The creature lived many millions of years ago

Feb 9, 2010 10:47 GMT  ·  By
A photo of the stunningly preserved, 165-million-year-old fossil found in China
   A photo of the stunningly preserved, 165-million-year-old fossil found in China

Chinese experts have recently unearthed one of the most well-preserved fossils ever. It was left behind by a type of spider known as Eoplectreurys gertschi, of which only two other specimens were ever recovered. However, the newly discovered one is more than 120 million years older than its “peers,” as it dates back to the mid-Jurassic era, more than 165 million years ago. The creature therefore roamed the land when dinosaurs ruled supreme, and the place where it was captured upon dying managed to conserve all of its major features, Wired reports.
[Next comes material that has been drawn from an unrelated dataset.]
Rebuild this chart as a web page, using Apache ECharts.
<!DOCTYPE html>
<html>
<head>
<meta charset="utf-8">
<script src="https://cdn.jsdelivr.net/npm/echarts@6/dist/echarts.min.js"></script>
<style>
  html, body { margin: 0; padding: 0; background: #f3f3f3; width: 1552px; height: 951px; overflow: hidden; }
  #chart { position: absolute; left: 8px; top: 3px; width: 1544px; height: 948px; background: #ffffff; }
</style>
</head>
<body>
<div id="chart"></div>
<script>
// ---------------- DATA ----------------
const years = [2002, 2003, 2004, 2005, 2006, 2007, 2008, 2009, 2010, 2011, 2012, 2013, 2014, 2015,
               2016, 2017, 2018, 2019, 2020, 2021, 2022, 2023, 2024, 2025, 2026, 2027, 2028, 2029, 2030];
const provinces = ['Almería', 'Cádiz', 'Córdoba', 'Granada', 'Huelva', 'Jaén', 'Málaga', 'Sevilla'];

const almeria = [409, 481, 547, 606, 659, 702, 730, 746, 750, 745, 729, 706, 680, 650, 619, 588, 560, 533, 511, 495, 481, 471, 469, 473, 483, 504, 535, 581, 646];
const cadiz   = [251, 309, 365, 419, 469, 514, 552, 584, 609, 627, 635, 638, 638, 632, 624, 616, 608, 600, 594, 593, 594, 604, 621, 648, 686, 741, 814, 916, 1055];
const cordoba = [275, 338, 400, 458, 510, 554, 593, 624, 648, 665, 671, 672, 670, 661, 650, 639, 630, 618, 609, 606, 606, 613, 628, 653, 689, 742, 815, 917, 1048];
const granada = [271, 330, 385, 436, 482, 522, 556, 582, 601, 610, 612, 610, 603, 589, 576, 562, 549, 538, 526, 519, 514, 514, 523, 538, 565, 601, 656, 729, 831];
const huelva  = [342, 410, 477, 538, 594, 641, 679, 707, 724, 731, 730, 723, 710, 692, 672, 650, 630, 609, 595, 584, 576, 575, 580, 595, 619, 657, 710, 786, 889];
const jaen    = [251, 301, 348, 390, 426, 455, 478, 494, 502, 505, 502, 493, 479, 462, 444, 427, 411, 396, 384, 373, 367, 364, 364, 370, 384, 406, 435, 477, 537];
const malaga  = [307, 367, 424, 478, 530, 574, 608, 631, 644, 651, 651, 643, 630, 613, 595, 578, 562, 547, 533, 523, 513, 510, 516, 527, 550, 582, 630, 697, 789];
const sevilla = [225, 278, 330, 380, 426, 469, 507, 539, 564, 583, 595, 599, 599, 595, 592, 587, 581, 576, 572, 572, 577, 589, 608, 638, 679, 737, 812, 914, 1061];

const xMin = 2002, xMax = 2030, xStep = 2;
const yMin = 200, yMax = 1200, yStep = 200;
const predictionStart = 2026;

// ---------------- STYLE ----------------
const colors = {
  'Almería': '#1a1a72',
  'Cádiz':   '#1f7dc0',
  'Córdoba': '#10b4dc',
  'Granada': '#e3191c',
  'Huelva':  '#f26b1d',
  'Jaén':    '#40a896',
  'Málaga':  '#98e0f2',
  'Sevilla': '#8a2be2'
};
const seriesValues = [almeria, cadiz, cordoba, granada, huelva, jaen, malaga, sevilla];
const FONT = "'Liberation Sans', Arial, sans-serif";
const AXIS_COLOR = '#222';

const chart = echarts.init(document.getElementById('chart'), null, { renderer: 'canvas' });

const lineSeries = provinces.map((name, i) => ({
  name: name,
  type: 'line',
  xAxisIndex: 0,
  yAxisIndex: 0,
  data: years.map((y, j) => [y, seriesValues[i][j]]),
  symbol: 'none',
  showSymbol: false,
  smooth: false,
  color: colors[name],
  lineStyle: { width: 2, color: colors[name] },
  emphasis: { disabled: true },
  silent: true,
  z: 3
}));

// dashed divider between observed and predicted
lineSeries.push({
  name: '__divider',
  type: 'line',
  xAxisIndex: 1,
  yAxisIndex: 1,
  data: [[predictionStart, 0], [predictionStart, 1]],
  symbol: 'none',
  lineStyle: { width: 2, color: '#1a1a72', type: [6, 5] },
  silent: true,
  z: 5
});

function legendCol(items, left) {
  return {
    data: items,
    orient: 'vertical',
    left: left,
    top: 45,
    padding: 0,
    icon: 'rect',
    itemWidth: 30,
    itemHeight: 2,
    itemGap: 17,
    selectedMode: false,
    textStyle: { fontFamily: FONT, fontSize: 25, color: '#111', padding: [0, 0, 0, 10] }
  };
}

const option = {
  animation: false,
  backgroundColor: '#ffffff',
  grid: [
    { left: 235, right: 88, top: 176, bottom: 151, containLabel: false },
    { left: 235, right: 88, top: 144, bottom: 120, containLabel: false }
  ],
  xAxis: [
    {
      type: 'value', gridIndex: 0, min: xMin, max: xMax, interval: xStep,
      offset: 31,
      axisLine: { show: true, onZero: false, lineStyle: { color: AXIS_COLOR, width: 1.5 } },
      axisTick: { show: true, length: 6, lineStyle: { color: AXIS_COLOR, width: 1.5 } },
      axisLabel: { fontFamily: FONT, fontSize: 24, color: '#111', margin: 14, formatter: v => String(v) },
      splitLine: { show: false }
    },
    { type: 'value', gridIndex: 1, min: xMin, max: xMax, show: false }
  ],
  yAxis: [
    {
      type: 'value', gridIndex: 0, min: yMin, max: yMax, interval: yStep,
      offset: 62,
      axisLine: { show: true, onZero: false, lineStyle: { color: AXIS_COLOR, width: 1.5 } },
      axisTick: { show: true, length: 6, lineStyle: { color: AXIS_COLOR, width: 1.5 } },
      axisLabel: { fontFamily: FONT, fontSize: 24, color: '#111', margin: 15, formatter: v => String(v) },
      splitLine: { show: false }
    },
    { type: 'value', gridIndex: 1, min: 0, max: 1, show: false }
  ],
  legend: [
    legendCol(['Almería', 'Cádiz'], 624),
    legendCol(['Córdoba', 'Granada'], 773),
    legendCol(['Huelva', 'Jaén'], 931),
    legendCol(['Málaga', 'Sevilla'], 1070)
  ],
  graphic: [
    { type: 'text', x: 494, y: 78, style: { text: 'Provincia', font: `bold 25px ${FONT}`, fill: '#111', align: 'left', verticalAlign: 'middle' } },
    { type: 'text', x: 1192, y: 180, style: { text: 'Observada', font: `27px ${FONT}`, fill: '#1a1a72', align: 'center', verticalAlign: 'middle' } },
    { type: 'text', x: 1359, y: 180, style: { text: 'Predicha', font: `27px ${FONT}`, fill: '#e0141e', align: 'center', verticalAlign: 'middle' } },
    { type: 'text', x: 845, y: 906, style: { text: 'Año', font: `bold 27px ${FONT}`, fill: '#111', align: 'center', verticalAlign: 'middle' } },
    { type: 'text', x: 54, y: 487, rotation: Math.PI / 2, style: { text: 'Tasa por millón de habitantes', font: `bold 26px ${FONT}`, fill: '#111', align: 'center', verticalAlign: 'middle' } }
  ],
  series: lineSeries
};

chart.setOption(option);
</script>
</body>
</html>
Researchers who have had the chance to see the amazing fossil say that the only thing you need to investigate the arthropod is a microscope. Experts say that the level of detail still preserved is amazing, and that this creature's remains will definitely provide them with more clues as to how the ecosystems of the time may have looked like. They emphasize that E. gertschi lived about 100 million years before dinosaurs went extinct, when many new species were still emerging, and natural selection and evolution were working around the clock, creating new animals.
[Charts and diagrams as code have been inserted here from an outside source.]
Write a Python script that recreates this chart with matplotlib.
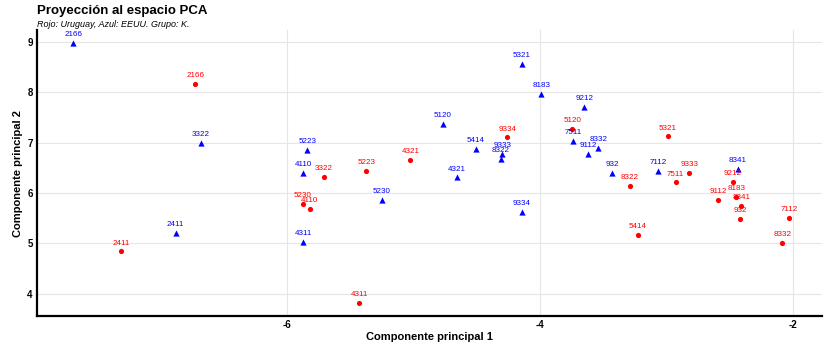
import matplotlib
matplotlib.use("Agg")
import matplotlib.pyplot as plt

plt.rcParams['font.family'] = ['Liberation Sans', 'DejaVu Sans']
plt.rcParams['axes.unicode_minus'] = False

# codes (same for both groups)
codigos = ["2166", "3322", "2411", "5223", "4110", "4311", "5230", "5120",
           "4321", "5414", "9333", "8322", "5321", "8183", "9334", "9212",
           "7511", "9112", "8332", "932", "7112", "8341"]

# EEUU (blue)
eeuu_x = [-7.69, -6.68, -6.88, -5.84, -5.87, -5.87, -5.25, -4.77,
          -4.66, -4.51, -4.30, -4.31, -4.145, -3.99, -4.145, -3.65,
          -3.74, -3.62, -3.54, -3.43, -3.07, -2.44]
eeuu_y = [8.98, 6.99, 5.20, 6.85, 6.39, 5.03, 5.87, 7.37,
          6.31, 6.87, 6.77, 6.67, 8.57, 7.97, 5.63, 7.71,
          7.03, 6.77, 6.89, 6.40, 6.44, 6.48]

# Uruguay (red)
uru_x = [-6.725, -5.71, -7.31, -5.375, -5.82, -5.43, -5.876, -3.747,
         -5.025, -3.23, -2.82, -3.29, -2.99, -2.45, -4.26, -2.48,
         -2.93, -2.595, -2.085, -2.42, -2.03, -2.41]
uru_y = [8.165, 6.32, 4.84, 6.44, 5.69, 3.81, 5.79, 7.27,
         6.65, 5.16, 6.39, 6.14, 7.125, 5.92, 7.105, 6.22,
         6.21, 5.86, 5.00, 5.48, 5.50, 5.75]

fig = plt.figure(figsize=(8.4, 3.44), dpi=100)
ax = fig.add_axes([0.044, 0.081, 0.935, 0.832])

ax.scatter(uru_x, uru_y, marker='o', s=14, color='red', zorder=3, linewidths=0)
ax.scatter(eeuu_x, eeuu_y, marker='^', s=20, color='blue', zorder=3, linewidths=0)

for c, x, y in zip(codigos, uru_x, uru_y):
    ax.annotate(c, (x, y), xytext=(0, 3.5), textcoords='offset points',
                ha='center', va='bottom', fontsize=5.8, color='red')
for c, x, y in zip(codigos, eeuu_x, eeuu_y):
    ax.annotate(c, (x, y), xytext=(0, 3.5), textcoords='offset points',
                ha='center', va='bottom', fontsize=5.8, color='blue')

ax.set_xlim(-7.976, -1.77)
ax.set_ylim(3.553, 9.24)
ax.set_xticks([-6, -4, -2])
ax.set_yticks([4, 5, 6, 7, 8, 9])
ax.grid(True, color='#e6e6e6', linewidth=0.8)
ax.set_axisbelow(True)

for s in ['top', 'right']:
    ax.spines[s].set_visible(False)
for s in ['left', 'bottom']:
    ax.spines[s].set_linewidth(1.6)
    ax.spines[s].set_color('black')

ax.tick_params(axis='both', labelsize=7, length=0, pad=3)
for lab in ax.get_xticklabels() + ax.get_yticklabels():
    lab.set_fontweight('bold')

ax.set_xlabel("Componente principal 1", fontsize=8, fontweight='bold', labelpad=1)
ax.set_ylabel("Componente principal 2", fontsize=8, fontweight='bold', labelpad=3)

fig.text(0.044, 0.968, "Proyección al espacio PCA", fontsize=9.5,
         fontweight='bold', ha='left', va='center')
fig.text(0.044, 0.93, "Rojo: Uruguay, Azul: EEUU. Grupo: K.", fontsize=6.5,
         style='italic', ha='left', va='center')

fig.savefig("out.png", dpi=100)
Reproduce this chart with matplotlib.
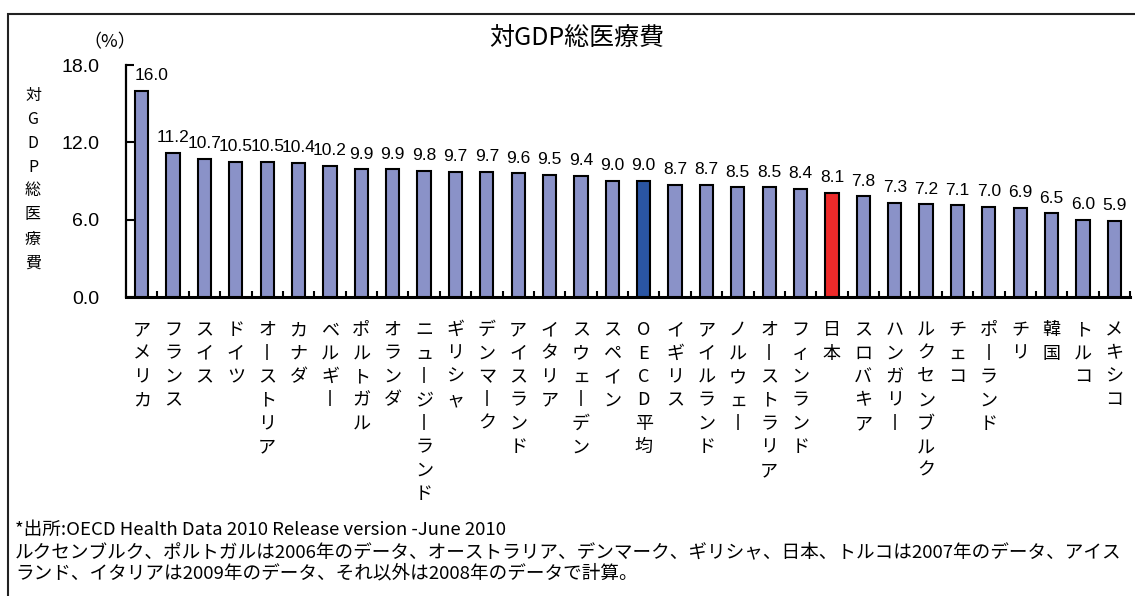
import matplotlib
matplotlib.use("Agg")
import matplotlib.pyplot as plt
from matplotlib.patches import Rectangle

# ---------------- data ----------------
countries = ["アメリカ", "フランス", "スイス", "ドイツ", "オーストリア", "カナダ", "ベルギー",
             "ポルトガル", "オランダ", "ニュージーランド", "ギリシャ", "デンマーク", "アイスランド",
             "イタリア", "スウェーデン", "スペイン", "OECD平均", "イギリス", "アイルランド",
             "ノルウェー", "オーストラリア", "フィンランド", "日本", "スロバキア", "ハンガリー",
             "ルクセンブルク", "チェコ", "ポーランド", "チリ", "韓国", "トルコ", "メキシコ"]
values = [16.0, 11.2, 10.7, 10.5, 10.5, 10.4, 10.2, 9.9, 9.9, 9.8, 9.7, 9.7, 9.6, 9.5, 9.4,
          9.0, 9.0, 8.7, 8.7, 8.5, 8.5, 8.4, 8.1, 7.8, 7.3, 7.2, 7.1, 7.0, 6.9, 6.5, 6.0, 5.9]
yticks = [0.0, 6.0, 12.0, 18.0]
title = "対GDP総医療費"
ylabel = "対GDP総医療費"
unit = "（%）"
notes = ["*出所:OECD Health Data 2010 Release version -June 2010",
         "ルクセンブルク、ポルトガルは2006年のデータ、オーストラリア、デンマーク、ギリシャ、日本、トルコは2007年のデータ、アイス",
         "ランド、イタリアは2009年のデータ、それ以外は2008年のデータで計算。"]

# ---------------- style ----------------
JP = ["Noto Sans CJK JP", "DejaVu Sans"]
plt.rcParams["font.family"] = ["Liberation Sans", "Noto Sans CJK JP", "DejaVu Sans"]

base_color = "#8A92C8"
oecd_color = "#2A55A3"
japan_color = "#EE2A2A"
colors = [oecd_color if c == "OECD平均" else japan_color if c == "日本" else base_color
          for c in countries]

W, H = 1135, 596
fig = plt.figure(figsize=(W / 100, H / 100), dpi=100)
ax = fig.add_axes([126 / W, 1 - 297 / H, 1004 / W, 232 / H])

x = list(range(len(countries)))
bars = ax.bar(x, values, width=0.42, color=colors, edgecolor="black", linewidth=1.5, zorder=3)

ax.set_xlim(-0.5, len(countries) - 0.5)
ax.set_ylim(0, 18)
ax.set_yticks(yticks)
ax.set_yticklabels([f"{v:.1f}" for v in yticks], fontsize=14)
ax.tick_params(axis="y", direction="in", length=6, width=1.5, pad=19)

ax.set_xticks(x)
ax.set_xticklabels([])
ax.tick_params(axis="x", which="major", length=0)
ax.set_xticks([i + 0.5 for i in x], minor=True)
ax.tick_params(axis="x", which="minor", direction="in", length=4, width=1.5)

for s in ["top", "right"]:
    ax.spines[s].set_visible(False)
ax.spines["left"].set_linewidth(1.6)
ax.spines["bottom"].set_linewidth(2.2)

# value labels
texts = ax.bar_label(bars, labels=[f"{v:.1f}" for v in values], padding=5.5, fontsize=12.5)
texts[0].xyann = (7, 5.5)

# vertical category labels (one character per row)
step_pt = 16.9
first_pt = 23.8
for i, name in enumerate(countries):
    chars = list(name.replace("ー", "丨"))
    for k, ch in enumerate(chars):
        ax.annotate(ch, xy=(i, 0), xycoords=("data", "axes fraction"),
                    xytext=(0, -first_pt - k * step_pt), textcoords="offset points",
                    ha="center", va="center", fontsize=13, family=JP,
                    annotation_clip=False)

# vertical y label
for k, ch in enumerate(ylabel):
    fig.text(33 / W, 1 - (95 + k * 24) / H, ch, ha="center", va="center",
             fontsize=11.5, family=JP)

fig.text(110 / W, 1 - 42 / H, unit, ha="center", va="center", fontsize=13, family=JP)
fig.text(577 / W, 1 - 38 / H, title, ha="center", va="center", fontsize=18, family=JP)

note_y = [530, 552, 573]
for yy, t in zip(note_y, notes):
    fig.text(15 / W, 1 - yy / H, t, ha="left", va="center", fontsize=13.4, family=JP)

# outer frame (top and left visible)
fig.add_artist(Rectangle((8 / W, -0.1), 1.2, 1 - 14 / H + 0.1, transform=fig.transFigure,
                         fill=False, edgecolor="#222222", linewidth=1.5))

fig.savefig("out.png", dpi=100)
“You go in with a microscope, and bingo! It’s fantastic,” University of Kansas paleontologist Paul Selden, who is also the lead author of a new paper detailing the findings, says. The work appears in the February 6 issue of the international scientific journal Naturwissenschaften. The expert also adds that the region where the spider fossil was discovered, the Daohugou site in northern China, was a lake all those years ago, located near a volcano. Over the years, as experts started taking an active interest in the area, a large selection of discoveries was made, including fossilized salamanders, small, primitive mammals, insects, and water crustaceans.
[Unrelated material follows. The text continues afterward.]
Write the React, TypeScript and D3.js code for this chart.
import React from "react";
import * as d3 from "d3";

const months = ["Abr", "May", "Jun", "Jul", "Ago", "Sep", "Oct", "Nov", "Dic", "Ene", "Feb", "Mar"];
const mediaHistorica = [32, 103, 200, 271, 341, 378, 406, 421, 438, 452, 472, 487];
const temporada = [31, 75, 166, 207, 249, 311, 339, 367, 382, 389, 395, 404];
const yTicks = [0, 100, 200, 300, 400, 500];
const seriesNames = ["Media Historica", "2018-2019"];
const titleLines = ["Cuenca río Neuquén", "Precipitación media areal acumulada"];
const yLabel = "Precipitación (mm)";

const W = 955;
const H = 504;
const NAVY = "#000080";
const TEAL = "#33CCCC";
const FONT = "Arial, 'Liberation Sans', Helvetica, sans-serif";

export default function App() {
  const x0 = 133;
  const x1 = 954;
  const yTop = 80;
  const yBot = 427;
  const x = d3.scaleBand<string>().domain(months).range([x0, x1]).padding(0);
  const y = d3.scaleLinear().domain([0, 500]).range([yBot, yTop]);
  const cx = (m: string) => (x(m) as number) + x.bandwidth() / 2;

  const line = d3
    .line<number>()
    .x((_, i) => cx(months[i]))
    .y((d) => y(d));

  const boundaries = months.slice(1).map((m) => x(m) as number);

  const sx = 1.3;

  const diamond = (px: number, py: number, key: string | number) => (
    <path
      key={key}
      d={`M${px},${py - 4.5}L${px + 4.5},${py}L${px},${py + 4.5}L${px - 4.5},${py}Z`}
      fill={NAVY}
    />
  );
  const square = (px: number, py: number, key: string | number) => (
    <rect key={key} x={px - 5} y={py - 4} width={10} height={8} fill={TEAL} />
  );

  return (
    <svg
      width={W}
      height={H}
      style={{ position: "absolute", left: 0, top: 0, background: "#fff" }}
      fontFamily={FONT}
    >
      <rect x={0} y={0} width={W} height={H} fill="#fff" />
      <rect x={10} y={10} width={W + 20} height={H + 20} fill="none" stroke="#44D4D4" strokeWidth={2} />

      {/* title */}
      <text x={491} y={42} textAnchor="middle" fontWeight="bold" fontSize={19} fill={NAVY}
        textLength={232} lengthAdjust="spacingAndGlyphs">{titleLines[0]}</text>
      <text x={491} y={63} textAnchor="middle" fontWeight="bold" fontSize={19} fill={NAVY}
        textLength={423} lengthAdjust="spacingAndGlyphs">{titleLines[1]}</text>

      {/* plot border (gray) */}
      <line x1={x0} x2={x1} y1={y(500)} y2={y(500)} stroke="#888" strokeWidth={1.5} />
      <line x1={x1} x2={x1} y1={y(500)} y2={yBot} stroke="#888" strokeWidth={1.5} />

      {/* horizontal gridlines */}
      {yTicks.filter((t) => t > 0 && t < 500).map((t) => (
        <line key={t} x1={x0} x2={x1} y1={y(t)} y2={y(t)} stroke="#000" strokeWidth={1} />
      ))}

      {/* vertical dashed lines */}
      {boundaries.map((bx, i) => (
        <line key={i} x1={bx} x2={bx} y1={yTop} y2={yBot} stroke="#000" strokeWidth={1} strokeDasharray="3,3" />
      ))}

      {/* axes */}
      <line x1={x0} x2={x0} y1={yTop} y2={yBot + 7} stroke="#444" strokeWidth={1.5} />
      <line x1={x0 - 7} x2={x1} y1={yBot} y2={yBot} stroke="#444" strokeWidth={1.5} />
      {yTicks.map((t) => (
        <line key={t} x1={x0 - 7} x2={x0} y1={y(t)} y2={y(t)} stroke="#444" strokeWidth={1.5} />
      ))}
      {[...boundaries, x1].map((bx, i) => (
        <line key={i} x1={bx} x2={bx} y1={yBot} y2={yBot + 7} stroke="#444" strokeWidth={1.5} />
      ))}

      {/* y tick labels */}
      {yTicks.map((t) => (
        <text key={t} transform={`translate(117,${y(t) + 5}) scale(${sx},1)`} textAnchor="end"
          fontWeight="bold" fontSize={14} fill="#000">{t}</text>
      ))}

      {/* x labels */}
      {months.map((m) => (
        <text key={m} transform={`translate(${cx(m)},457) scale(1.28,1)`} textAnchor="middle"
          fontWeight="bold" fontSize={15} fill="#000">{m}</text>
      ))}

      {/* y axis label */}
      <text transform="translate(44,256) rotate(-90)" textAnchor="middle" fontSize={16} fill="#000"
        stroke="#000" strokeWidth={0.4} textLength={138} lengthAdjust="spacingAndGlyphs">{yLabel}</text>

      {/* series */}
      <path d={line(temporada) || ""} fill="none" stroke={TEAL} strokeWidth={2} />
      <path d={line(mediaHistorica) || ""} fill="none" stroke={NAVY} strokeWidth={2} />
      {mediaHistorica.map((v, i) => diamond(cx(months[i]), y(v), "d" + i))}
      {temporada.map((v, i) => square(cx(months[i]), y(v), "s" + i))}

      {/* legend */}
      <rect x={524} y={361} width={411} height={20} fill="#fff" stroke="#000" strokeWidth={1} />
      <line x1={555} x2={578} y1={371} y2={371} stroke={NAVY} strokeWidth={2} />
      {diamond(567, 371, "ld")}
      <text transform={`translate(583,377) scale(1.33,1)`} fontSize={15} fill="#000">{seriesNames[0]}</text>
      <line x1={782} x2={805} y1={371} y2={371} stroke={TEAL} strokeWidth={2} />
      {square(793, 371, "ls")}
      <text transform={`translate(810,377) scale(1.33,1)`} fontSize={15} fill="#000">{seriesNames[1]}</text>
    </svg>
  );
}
The finding also indicates that the family to which this species belonged, called Plectreuridae, was in fact a lot more widespread than initially estimated. Today, individuals belonging to it can only be found in selected areas of California, Arizona, Mexico and Cuba, but in the mid-Jurassic they roamed a huge stretch of land called the North China Block. “At some point something caused their range to contract to this part of southern North America,” Selden argues, saying that one of the main factors may have been a change in vegetation during an ice age. “But they were still happy in these arid areas of the Southwest,” he concludes.